* MATERIAL FOR THE TASK
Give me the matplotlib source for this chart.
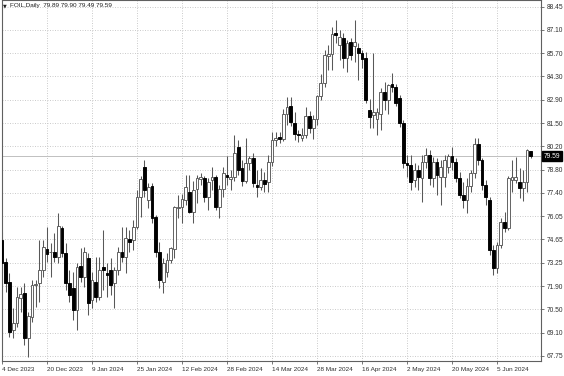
import numpy as np
import matplotlib.pyplot as plt

# daily FOIL candles, 4 Dec 2023 .. mid Jun 2024
opens = [74.62, 73.32, 72.13, 69.29, 69.71, 71.19, 71.48, 68.82, 70.06, 71.96,
         72.08, 72.85, 74.09, 73.88, 73.91, 73.62, 75.33, 73.85, 72.08, 71.78,
         70.48, 73.08, 72.43, 73.56, 71.07, 72.13, 71.25, 73.02, 72.67, 72.85,
         72.08, 72.85, 73.91, 73.62, 74.68, 74.62, 75.39, 77.17, 78.95, 76.99,
         77.82, 75.98, 73.91, 72.13, 72.73, 73.44, 74.09, 76.52, 76.58, 76.99,
         77.47, 76.28, 77.64, 78.24, 78.30, 77.17, 78.18, 78.36, 76.58, 77.64,
         78.47, 78.24, 78.36, 80.13, 78.89, 78.12, 79.18, 79.48, 77.88, 77.76,
         78.18, 78.06, 79.24, 80.55, 80.72, 80.61, 82.09, 82.56, 81.55, 80.90,
         80.66, 80.84, 81.97, 81.26, 81.79, 83.15, 83.92, 85.52, 85.64, 86.89,
         86.17, 86.59, 85.40, 86.35, 86.11, 85.99, 85.70, 85.40, 82.32, 82.03,
         81.79, 82.09, 83.39, 82.92, 83.86, 83.69, 83.03, 81.55, 79.18, 79.07,
         78.18, 78.77, 78.30, 79.24, 79.66, 78.30, 79.24, 78.36, 78.36, 78.95,
         79.60, 79.24, 78.30, 77.29, 76.99, 77.82, 78.59, 80.31, 79.36, 77.88,
         76.99, 74.03, 72.96, 74.33, 75.69, 75.33, 78.18, 78.18, 78.06, 77.70,
         78.06, 79.89]
highs = [75.10, 73.56, 72.67, 70.60, 71.84, 71.84, 72.08, 70.36, 72.25, 72.25,
         74.62, 74.62, 75.39, 74.44, 75.04, 76.22, 75.45, 74.44, 72.85, 72.73,
         73.26, 74.15, 74.21, 73.85, 72.73, 73.62, 73.62, 75.21, 73.26, 73.56,
         73.02, 74.21, 75.39, 75.39, 75.21, 75.81, 77.58, 78.41, 79.36, 78.00,
         78.00, 76.10, 74.50, 73.56, 73.85, 74.21, 76.64, 77.29, 77.35, 78.47,
         78.47, 78.12, 78.47, 78.59, 78.41, 78.30, 78.95, 78.47, 77.88, 78.95,
         79.60, 78.77, 80.84, 80.55, 79.36, 80.66, 79.60, 79.78, 78.77, 78.89,
         78.65, 79.66, 81.02, 81.02, 81.02, 82.38, 83.09, 83.09, 82.21, 81.14,
         81.26, 82.50, 82.26, 82.03, 83.21, 84.46, 85.88, 86.17, 87.24, 87.66,
         87.06, 86.89, 86.47, 86.59, 87.66, 86.29, 85.88, 85.76, 82.98, 85.70,
         82.44, 83.63, 83.98, 83.86, 84.51, 83.86, 83.21, 81.73, 79.66, 79.66,
         79.18, 79.07, 79.66, 80.07, 79.95, 79.54, 79.48, 79.36, 79.66, 79.72,
         80.13, 79.48, 78.65, 78.06, 78.30, 78.77, 80.66, 80.66, 79.48, 78.18,
         77.17, 74.33, 74.50, 75.93, 76.28, 78.41, 79.36, 79.54, 78.89, 78.77,
         80.01, 79.90]
lows = [72.67, 71.54, 68.88, 68.82, 69.47, 70.36, 68.40, 67.69, 69.77, 70.65,
        70.95, 72.43, 73.32, 72.43, 73.32, 73.26, 73.62, 71.66, 70.95, 69.88,
        69.29, 72.13, 71.84, 70.18, 70.59, 70.95, 71.07, 71.66, 71.25, 71.36,
        70.59, 72.55, 73.32, 72.67, 73.91, 74.03, 75.27, 75.98, 77.17, 76.52,
        75.63, 73.62, 71.78, 71.48, 72.43, 73.26, 73.56, 75.93, 75.63, 76.70,
        76.22, 75.63, 76.81, 77.88, 76.87, 76.40, 77.58, 76.40, 75.93, 77.17,
        77.88, 77.58, 78.12, 78.47, 77.82, 78.00, 78.77, 77.76, 77.17, 77.58,
        77.47, 77.47, 79.01, 80.19, 80.37, 80.49, 81.43, 81.38, 80.55, 80.43,
        80.49, 80.66, 80.96, 80.61, 81.43, 82.92, 83.69, 84.69, 84.69, 86.29,
        85.29, 84.81, 84.57, 85.29, 85.17, 84.10, 84.81, 82.74, 81.26, 81.26,
        80.84, 81.14, 82.32, 82.09, 83.39, 82.56, 81.32, 78.89, 78.36, 77.58,
        77.76, 77.58, 76.87, 78.89, 77.88, 77.76, 77.29, 76.70, 77.76, 78.59,
        78.77, 78.06, 77.11, 76.52, 76.22, 77.47, 78.30, 79.07, 77.58, 76.70,
        73.73, 72.55, 72.67, 74.15, 75.10, 75.21, 77.47, 78.00, 77.11, 76.93,
        77.47, 79.49]
closes = [73.26, 72.08, 69.17, 69.71, 71.25, 71.42, 68.82, 70.12, 71.96, 72.02,
          72.85, 74.21, 73.79, 73.93, 73.62, 75.45, 73.85, 72.08, 71.36, 70.48,
          73.02, 72.43, 73.91, 70.89, 72.25, 71.25, 72.85, 72.85, 72.55, 71.96,
          72.85, 73.91, 73.62, 74.74, 74.50, 75.39, 77.17, 78.24, 77.58, 77.76,
          75.93, 73.91, 72.25, 73.26, 73.44, 74.15, 76.58, 76.58, 77.05, 77.76,
          76.28, 77.58, 78.30, 78.36, 77.17, 78.06, 78.36, 76.58, 77.64, 78.59,
          78.36, 78.36, 79.78, 78.77, 78.12, 79.18, 79.48, 78.00, 77.76, 78.18,
          77.94, 79.24, 80.55, 80.66, 80.61, 82.09, 82.50, 81.61, 80.90, 80.84,
          80.84, 81.97, 81.26, 81.79, 83.15, 83.92, 85.58, 85.64, 86.83, 86.77,
          86.65, 85.40, 86.29, 85.58, 86.35, 85.70, 85.35, 82.92, 81.91, 82.21,
          82.21, 83.39, 82.92, 83.80, 83.69, 82.74, 81.55, 79.18, 79.07, 78.06,
          78.77, 78.36, 79.24, 79.66, 78.30, 79.24, 78.47, 78.95, 79.36, 79.60,
          79.24, 78.30, 77.29, 76.99, 77.82, 78.59, 80.31, 79.36, 77.88, 77.17,
          74.03, 72.96, 74.33, 75.69, 75.33, 78.30, 78.36, 78.36, 77.70, 78.06,
          79.95, 79.59]

date_labels = ['4 Dec 2023', '20 Dec 2023', '9 Jan 2024', '25 Jan 2024',
               '12 Feb 2024', '28 Feb 2024', '14 Mar 2024', '28 Mar 2024',
               '16 Apr 2024', '2 May 2024', '20 May 2024', '5 Jun 2024']
price_labels = ['67.75', '69.10', '70.50', '71.90', '73.25', '74.65', '76.05',
                '77.40', '78.80', '80.20', '81.50', '82.90', '84.30', '85.70',
                '87.10', '88.45']
symbol = 'FOIL,Daily'

o = np.array(opens)
h = np.array(highs)
l = np.array(lows)
c = np.array(closes)
x = np.arange(len(o))
up = c >= o

fig = plt.figure(figsize=(5.64, 3.76), dpi=100)
ax = fig.add_axes([1.5/564, 15/376, 539.5/564, 361/376])
font = 'Liberation Sans'

# grid
ytick_pos = 67.75 + 1.38*np.arange(len(price_labels))
xtick_pos = x[::12][:len(date_labels)]
for yy in ytick_pos:
    ax.axhline(yy, color='#c4c4c4', lw=0.6, ls=(0, (1.2, 1.8)), zorder=0)
for xx in xtick_pos[1:]:
    ax.axvline(xx, color='#c4c4c4', lw=0.6, ls=(0, (1.2, 1.8)), zorder=0)

# last price line
ax.axhline(c[-1], color='#c0c0c0', lw=0.7, zorder=1)

# candles
ax.vlines(x, l, h, color='#585858', lw=0.75, zorder=2)
body = np.abs(c - o)
ax.bar(x[up], body[up], bottom=o[up], width=0.68, color='white',
       edgecolor='#585858', linewidth=0.65, zorder=3)
ax.bar(x[~up], body[~up], bottom=c[~up], width=0.68, color='black',
       edgecolor='black', linewidth=0.65, zorder=3)

ax.set_xlim(-0.13, 143.73)
ax.set_ylim(67.45, 88.84)

for s in ax.spines.values():
    s.set_color('#606060')
    s.set_linewidth(0.8)

ax.yaxis.tick_right()
ax.set_yticks(ytick_pos)
ax.set_yticklabels(price_labels, fontsize=4.8, family=font, color='#303030')
ax.set_xticks(xtick_pos)
ax.set_xticklabels(date_labels, fontsize=4.6, family=font, color='#303030',
                   ha='left')
ax.tick_params(axis='both', length=2.5, width=0.6, color='#606060', pad=1.5)

# current price tag
ax.annotate('%.2f' % c[-1], xy=(1.0, c[-1]), xycoords=('axes fraction', 'data'),
            xytext=(2, 0), textcoords='offset points', va='center', ha='left',
            fontsize=4.8, family=font, color='white', annotation_clip=False,
            bbox=dict(boxstyle='square,pad=0.25', fc='black', ec='black'))

# header
fig.text(3/564, 1 - 6/376, '\u25bc', fontsize=3.5, va='center', ha='left',
         color='#202020')
fig.text(10/564, 1 - 6/376, '%s  %.2f %.2f %.2f %.2f' % (symbol, o[-1], h[-1], l[-1], c[-1]),
         fontsize=4.6, family=font, va='center', ha='left', color='#202020')

fig.savefig('out.png', dpi=100)
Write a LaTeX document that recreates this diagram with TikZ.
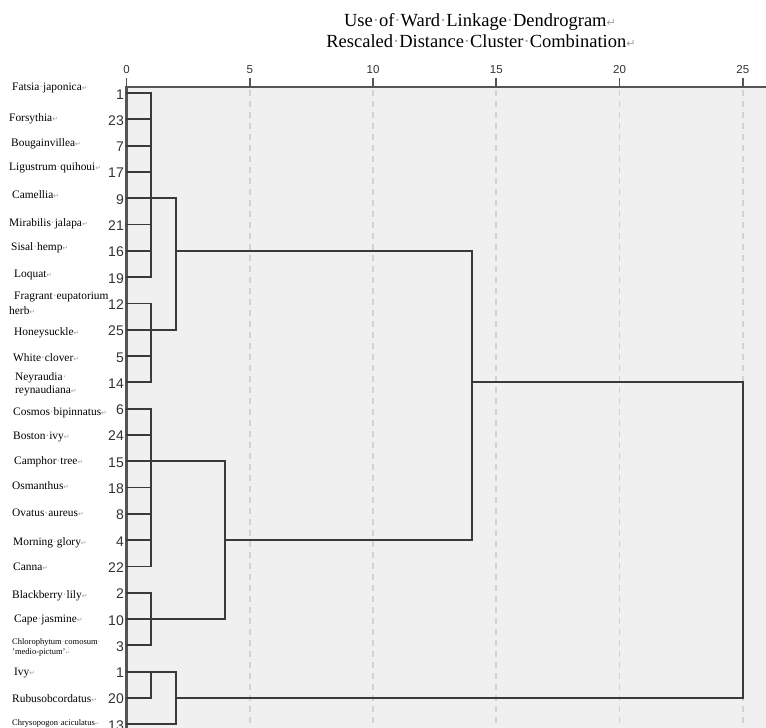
\documentclass[tikz,border=0pt]{standalone}
\usepackage{fontspec}
\setmainfont{Liberation Serif}
\setsansfont{Liberation Sans}
\newfontfamily\symfont{DejaVu Sans}
\definecolor{panel}{HTML}{F0F0F0}
\definecolor{lin}{HTML}{3A3A3A}
\definecolor{axis}{HTML}{555555}
\definecolor{gridc}{HTML}{D2D2D2}
\definecolor{markc}{HTML}{A0A0A0}
\definecolor{numc}{HTML}{333333}
\newcommand\ret{{\color{markc}\scalebox{0.6}{\symfont ↵}}}
\newcommand\ws{{\color{markc}·}}
\tikzset{
  den/.style={draw=lin, line width=1.8pt, line cap=rect, line join=miter},
  gridline/.style={draw=gridc, line width=1.6pt, dash pattern=on 6pt off 5pt},
  lab/.style={anchor=west, inner sep=0pt, font=\fontsize{11.4}{13}\selectfont, text height=9pt, text depth=1.5pt},
  smalllab/.style={anchor=west, inner sep=0pt, font=\fontsize{8.5}{10}\selectfont, text height=6.5pt, text depth=1pt},
  num/.style={anchor=east, inner sep=0pt, text=numc, font=\sffamily\fontsize{14}{14}\selectfont, text height=10pt, text depth=0pt},
  ticklab/.style={anchor=base, inner sep=0pt, text=numc, font=\sffamily\fontsize{11.5}{12}\selectfont},
  titlestyle/.style={anchor=base, inner sep=0pt, font=\fontsize{18.5}{20}\selectfont}
}
\begin{document}
\begin{tikzpicture}[x=1pt,y=-1pt]
\useasboundingbox (0,0) rectangle (766,728);
\fill[white] (0,0) rectangle (766,728);
\fill[panel] (126.5,87) rectangle (766,728);
% grid and ticks
\foreach \d in {5,10,15,20,25}{
  \draw[gridline] ({126.5+24.65*\d},90) -- ({126.5+24.65*\d},728);
}
\foreach \d in {0,5,10,15,20,25}{
  \draw[draw=axis, line width=1.8pt] ({126.5+24.65*\d},78) -- ({126.5+24.65*\d},87);
  \node[ticklab] (t\d) at ({126.5+24.65*\d},73) {\d};
}
\draw[draw=axis, line width=2.2pt] (126.5,87) -- (766,87);
\draw[draw=axis, line width=2.4pt] (126.5,86) -- (126.5,728);
% title
\node[titlestyle] (title1) at (480,26) {Use\ws of\ws Ward\ws Linkage\ws Dendrogram\ret};
\node[titlestyle] (title2) at (481,47.5) {Rescaled\ws Distance\ws Cluster\ws Combination\ret};
% cluster x positions
\coordinate (xA) at (151.15,0);
\coordinate (xB) at (175.8,0);
\coordinate (xC) at (225.1,0);
\coordinate (xD) at (471.6,0);
\coordinate (xE) at (742.75,0);
% leaves
\foreach \n [count=\i] in {1,23,7,17,9,21,16,19,12,25,5,14,6,24,15,18,8,4,22,2,10,3,1,20,13}{
  \coordinate (l\i) at (126.5,{93+26.3*(\i-1)});
  \node[num] (n\i) at (124,{94+26.3*(\i-1)}) {\n};
}
% labels
\node[lab] (lab1) at (12,87) {Fatsia\ws japonica\ret};
\node[lab] (lab2) at (9,118) {Forsythia\ret};
\node[lab] (lab3) at (11,143) {Bougainvillea\ret};
\node[lab] (lab4) at (9,167) {Ligustrum\ws quihoui\ret};
\node[lab] (lab5) at (12,195) {Camellia\ret};
\node[lab] (lab6) at (9,223) {Mirabilis\ws jalapa\ret};
\node[lab] (lab7) at (11,247) {Sisal\ws hemp\ret};
\node[lab] (lab8) at (14,274) {Loquat\ret};
\node[lab] (lab9a) at (14,296) {Fragrant\ws eupatorium};
\node[lab] (lab9b) at (9,311) {herb\ret};
\node[lab] (lab10) at (14,332) {Honeysuckle\ret};
\node[lab] (lab11) at (13,358) {White\ws clover\ret};
\node[lab] (lab12a) at (15,377) {Neyraudia\ws};
\node[lab] (lab12b) at (15,390) {reynaudiana\ret};
\node[lab] (lab13) at (13,412) {Cosmos\ws bipinnatus\ret};
\node[lab] (lab14) at (13,436) {Boston\ws ivy\ret};
\node[lab] (lab15) at (14,461) {Camphor\ws tree\ret};
\node[lab] (lab16) at (12,486) {Osmanthus\ret};
\node[lab] (lab17) at (12,513) {Ovatus\ws aureus\ret};
\node[lab] (lab18) at (13,542) {Morning\ws glory\ret};
\node[lab] (lab19) at (13,567) {Canna\ret};
\node[lab] (lab20) at (12,595) {Blackberry\ws lily\ret};
\node[lab] (lab21) at (14,619) {Cape\ws jasmine\ret};
\node[smalllab] (lab22a) at (12,642) {Chlorophytum\ws comosum\ws};
\node[smalllab] (lab22b) at (12,652) {'medio-pictum'\ret};
\node[lab] (lab23) at (14,672) {Ivy\ret};
\node[lab] (lab24) at (12,699) {Rubusobcordatus\ret};
\node[smalllab] (lab25) at (12,723) {Chrysopogon\ws aciculatus\ret};
% cluster A: rows 1-8
\foreach \i in {1,...,8} \draw[den] (l\i) -- (l\i -| xA);
\draw[den] (l1 -| xA) -- (l8 -| xA);
% cluster B: rows 9-12
\foreach \i in {9,...,12} \draw[den] (l\i) -- (l\i -| xA);
\draw[den] (l9 -| xA) -- (l12 -| xA);
% A+B at 2
\draw[den] (l5 -| xA) -- (l5 -| xB) -- (l10 -| xB) -- (l10 -| xA);
\draw[den] (l7 -| xB) -- (l7 -| xD);
% cluster C: rows 13-19
\foreach \i in {13,...,19} \draw[den] (l\i) -- (l\i -| xA);
\draw[den] (l13 -| xA) -- (l19 -| xA);
% cluster D: rows 20-22
\foreach \i in {20,...,22} \draw[den] (l\i) -- (l\i -| xA);
\draw[den] (l20 -| xA) -- (l22 -| xA);
% C+D at 4
\draw[den] (l15 -| xA) -- (l15 -| xC) -- (l21 -| xC) -- (l21 -| xA);
\draw[den] (l18 -| xC) -- (l18 -| xD);
% (A+B)+(C+D) at 14
\draw[den] (l7 -| xD) -- (l18 -| xD);
\draw[den] (l12 -| xD) -- (l12 -| xE);
% cluster E: rows 23-25
\draw[den] (l23) -- (l23 -| xB);
\draw[den] (l24) -- (l24 -| xA);
\draw[den] (l25) -- (l25 -| xB);
\draw[den] (l23 -| xA) -- (l24 -| xA);
\draw[den] (l23 -| xB) -- (l25 -| xB);
\draw[den] (l24 -| xB) -- (l24 -| xE);
% final merge at 25
\draw[den] (l12 -| xE) -- (l24 -| xE);
\end{tikzpicture}
\end{document}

* STATED GOAL
Skip the pictures and quote each line of the entries above, from the first through the line with "import matplotlib.pyplot as plt", exactly as it appears.

* ANSWER TO THE TASK
Give me the matplotlib source for this chart.
import numpy as np
import matplotlib.pyplot as plt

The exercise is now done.